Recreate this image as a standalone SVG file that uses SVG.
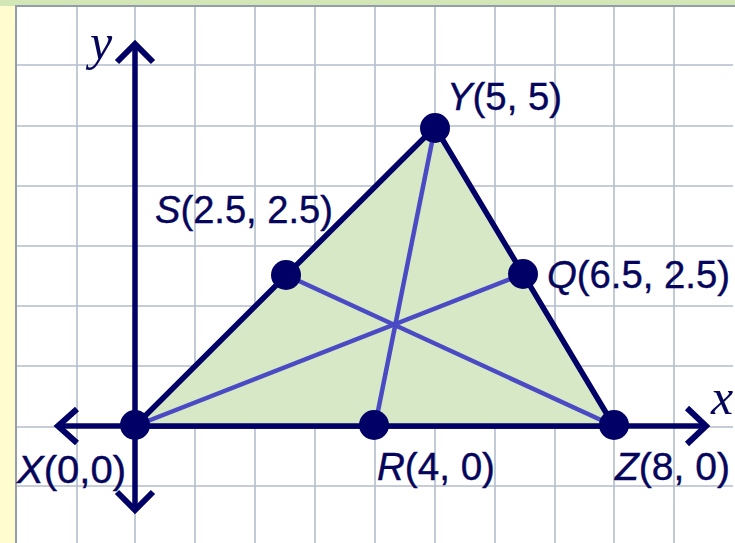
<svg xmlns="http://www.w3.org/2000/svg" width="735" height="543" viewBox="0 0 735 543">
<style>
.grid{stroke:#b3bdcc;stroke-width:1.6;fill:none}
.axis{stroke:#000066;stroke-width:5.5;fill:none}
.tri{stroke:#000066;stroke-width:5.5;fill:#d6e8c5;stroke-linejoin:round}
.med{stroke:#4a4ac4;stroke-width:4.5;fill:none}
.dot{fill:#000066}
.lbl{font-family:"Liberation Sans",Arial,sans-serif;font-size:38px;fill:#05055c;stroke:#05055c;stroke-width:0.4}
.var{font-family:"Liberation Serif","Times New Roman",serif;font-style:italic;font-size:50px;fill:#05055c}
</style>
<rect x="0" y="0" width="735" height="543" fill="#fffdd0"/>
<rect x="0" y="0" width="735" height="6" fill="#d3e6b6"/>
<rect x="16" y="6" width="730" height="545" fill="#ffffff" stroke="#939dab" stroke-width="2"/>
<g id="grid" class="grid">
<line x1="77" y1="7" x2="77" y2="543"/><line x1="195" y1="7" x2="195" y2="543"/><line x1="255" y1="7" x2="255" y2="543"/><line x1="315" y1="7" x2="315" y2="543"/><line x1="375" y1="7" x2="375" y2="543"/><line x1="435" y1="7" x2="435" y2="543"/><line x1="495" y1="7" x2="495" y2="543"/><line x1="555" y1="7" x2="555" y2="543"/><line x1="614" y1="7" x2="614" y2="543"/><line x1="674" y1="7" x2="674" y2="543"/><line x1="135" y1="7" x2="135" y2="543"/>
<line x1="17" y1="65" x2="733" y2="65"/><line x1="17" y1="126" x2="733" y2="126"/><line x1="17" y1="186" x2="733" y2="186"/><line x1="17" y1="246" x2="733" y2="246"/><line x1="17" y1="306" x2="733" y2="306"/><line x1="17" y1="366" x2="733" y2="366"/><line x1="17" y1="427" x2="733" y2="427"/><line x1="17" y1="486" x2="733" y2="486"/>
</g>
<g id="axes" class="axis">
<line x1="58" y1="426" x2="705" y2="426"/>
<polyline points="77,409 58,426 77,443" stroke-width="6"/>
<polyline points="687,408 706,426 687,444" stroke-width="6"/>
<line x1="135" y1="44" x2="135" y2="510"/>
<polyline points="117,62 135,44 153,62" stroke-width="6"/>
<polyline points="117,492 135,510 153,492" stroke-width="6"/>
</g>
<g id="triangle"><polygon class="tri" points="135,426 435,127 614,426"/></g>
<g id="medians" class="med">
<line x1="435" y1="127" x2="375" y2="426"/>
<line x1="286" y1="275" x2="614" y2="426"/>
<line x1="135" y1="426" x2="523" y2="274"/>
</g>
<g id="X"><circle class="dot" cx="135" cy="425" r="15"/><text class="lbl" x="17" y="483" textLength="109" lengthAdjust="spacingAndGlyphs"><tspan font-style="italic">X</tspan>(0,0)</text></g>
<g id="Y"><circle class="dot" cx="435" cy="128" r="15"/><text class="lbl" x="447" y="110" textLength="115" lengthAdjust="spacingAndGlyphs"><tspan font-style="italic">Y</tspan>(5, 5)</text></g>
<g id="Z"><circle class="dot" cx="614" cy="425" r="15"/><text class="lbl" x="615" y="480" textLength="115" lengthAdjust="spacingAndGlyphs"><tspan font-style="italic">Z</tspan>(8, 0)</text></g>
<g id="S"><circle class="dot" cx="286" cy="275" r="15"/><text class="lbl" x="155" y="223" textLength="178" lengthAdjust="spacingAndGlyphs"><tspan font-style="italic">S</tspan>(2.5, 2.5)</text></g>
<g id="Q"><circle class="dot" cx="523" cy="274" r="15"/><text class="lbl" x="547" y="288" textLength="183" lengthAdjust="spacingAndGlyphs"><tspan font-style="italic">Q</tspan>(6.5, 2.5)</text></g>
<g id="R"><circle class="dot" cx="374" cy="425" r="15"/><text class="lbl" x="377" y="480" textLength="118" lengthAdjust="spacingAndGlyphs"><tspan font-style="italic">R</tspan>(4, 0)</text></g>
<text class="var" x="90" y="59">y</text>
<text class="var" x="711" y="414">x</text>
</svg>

* * *

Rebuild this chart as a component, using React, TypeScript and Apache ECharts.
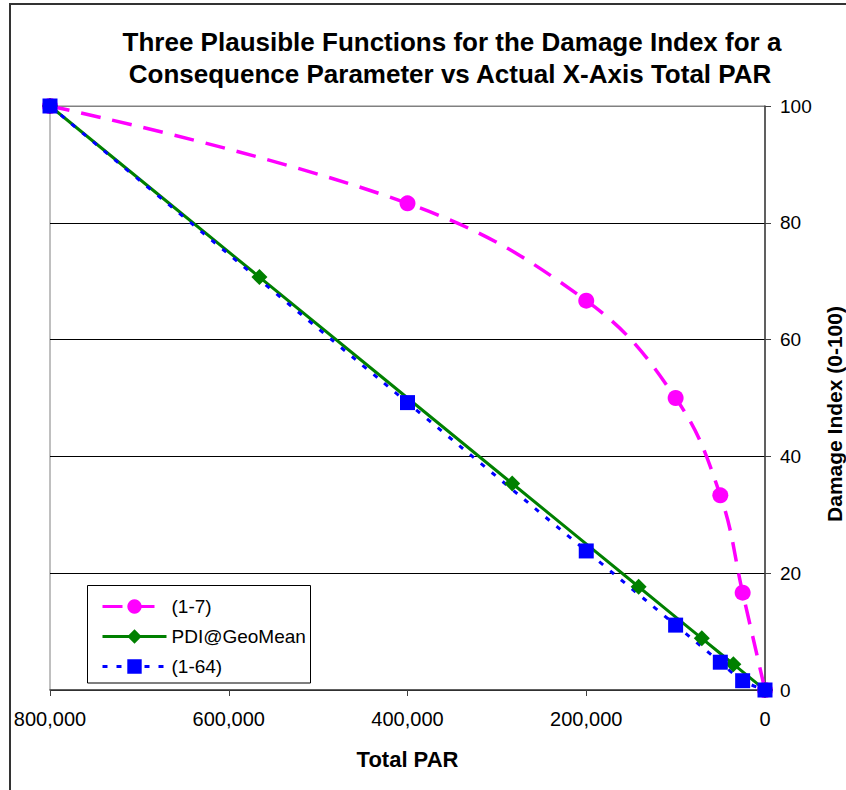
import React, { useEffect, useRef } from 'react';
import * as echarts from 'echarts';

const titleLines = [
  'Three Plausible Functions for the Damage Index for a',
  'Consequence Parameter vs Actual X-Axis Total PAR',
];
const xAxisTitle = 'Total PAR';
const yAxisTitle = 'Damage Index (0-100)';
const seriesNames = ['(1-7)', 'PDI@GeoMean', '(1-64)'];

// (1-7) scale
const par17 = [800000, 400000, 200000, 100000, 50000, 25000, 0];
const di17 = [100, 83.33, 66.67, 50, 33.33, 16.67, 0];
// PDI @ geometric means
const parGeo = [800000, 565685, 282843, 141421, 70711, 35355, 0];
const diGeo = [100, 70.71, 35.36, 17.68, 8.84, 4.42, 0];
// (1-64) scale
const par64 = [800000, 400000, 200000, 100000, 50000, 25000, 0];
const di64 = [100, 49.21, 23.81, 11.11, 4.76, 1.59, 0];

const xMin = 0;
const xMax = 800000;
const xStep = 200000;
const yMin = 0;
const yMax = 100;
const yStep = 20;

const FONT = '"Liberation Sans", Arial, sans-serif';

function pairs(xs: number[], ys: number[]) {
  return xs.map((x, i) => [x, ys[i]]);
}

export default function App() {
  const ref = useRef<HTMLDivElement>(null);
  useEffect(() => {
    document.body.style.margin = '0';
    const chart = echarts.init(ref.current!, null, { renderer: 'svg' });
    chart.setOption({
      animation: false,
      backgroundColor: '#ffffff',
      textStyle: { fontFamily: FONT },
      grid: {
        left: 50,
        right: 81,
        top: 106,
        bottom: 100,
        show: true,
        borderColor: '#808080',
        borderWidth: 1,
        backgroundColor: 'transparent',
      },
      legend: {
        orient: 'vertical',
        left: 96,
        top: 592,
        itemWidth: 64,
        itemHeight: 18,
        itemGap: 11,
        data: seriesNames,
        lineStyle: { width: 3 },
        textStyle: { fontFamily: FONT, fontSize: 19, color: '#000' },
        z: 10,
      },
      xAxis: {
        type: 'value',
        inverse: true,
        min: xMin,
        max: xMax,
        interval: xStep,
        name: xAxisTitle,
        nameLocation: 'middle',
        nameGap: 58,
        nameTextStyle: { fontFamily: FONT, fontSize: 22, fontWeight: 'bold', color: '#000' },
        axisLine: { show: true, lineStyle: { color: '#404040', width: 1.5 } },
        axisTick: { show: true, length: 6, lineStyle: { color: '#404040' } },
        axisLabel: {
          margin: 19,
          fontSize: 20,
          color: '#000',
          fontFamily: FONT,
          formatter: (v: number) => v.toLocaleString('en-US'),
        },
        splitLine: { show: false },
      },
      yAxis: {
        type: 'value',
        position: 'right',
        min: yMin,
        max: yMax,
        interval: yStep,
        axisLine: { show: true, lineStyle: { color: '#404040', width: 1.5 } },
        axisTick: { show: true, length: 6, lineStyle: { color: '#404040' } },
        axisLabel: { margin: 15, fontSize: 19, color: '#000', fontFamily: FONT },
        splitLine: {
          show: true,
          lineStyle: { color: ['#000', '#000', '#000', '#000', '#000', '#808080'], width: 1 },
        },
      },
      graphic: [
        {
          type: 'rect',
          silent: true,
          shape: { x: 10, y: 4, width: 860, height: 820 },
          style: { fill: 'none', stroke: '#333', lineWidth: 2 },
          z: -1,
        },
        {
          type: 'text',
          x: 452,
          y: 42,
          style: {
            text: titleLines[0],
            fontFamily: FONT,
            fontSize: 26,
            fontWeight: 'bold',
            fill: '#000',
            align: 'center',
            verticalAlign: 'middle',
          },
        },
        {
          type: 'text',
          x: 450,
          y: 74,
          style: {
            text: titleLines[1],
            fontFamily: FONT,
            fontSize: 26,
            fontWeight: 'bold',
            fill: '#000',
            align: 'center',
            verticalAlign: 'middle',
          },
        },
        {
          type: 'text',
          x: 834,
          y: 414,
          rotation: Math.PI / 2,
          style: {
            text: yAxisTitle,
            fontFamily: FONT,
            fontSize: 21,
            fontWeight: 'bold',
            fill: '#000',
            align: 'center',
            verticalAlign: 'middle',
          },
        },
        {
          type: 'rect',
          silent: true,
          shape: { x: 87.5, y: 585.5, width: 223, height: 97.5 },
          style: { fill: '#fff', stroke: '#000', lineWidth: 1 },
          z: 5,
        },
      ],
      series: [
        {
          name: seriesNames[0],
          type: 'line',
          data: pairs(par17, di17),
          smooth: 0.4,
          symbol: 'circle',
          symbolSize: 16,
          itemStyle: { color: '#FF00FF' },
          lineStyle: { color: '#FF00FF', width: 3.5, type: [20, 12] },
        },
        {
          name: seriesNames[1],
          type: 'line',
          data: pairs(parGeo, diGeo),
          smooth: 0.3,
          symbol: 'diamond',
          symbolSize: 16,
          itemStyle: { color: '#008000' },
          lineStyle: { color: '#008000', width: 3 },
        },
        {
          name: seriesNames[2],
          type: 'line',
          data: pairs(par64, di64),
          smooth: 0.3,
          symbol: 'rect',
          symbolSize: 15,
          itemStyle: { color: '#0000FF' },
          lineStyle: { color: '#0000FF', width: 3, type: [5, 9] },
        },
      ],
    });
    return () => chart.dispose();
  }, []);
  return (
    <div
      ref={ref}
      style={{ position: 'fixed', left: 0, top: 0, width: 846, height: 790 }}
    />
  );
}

---

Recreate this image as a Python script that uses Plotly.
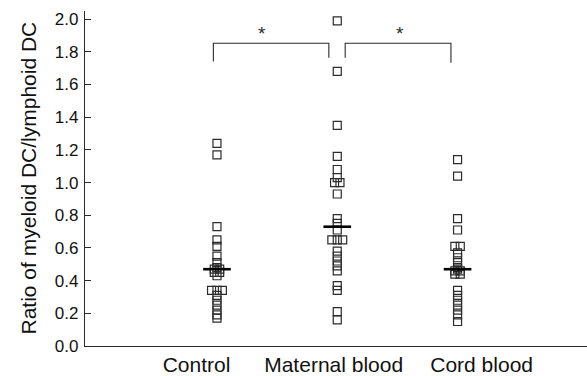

# Direction
Track down the lines that include the word "this" and copy them.

# The solution
Recreate this image as a standalone SVG file that uses SVG.
Rebuild this chart as a component, using React, TypeScript and Apache ECharts.
Recreate this image as a Python script that uses Plotly.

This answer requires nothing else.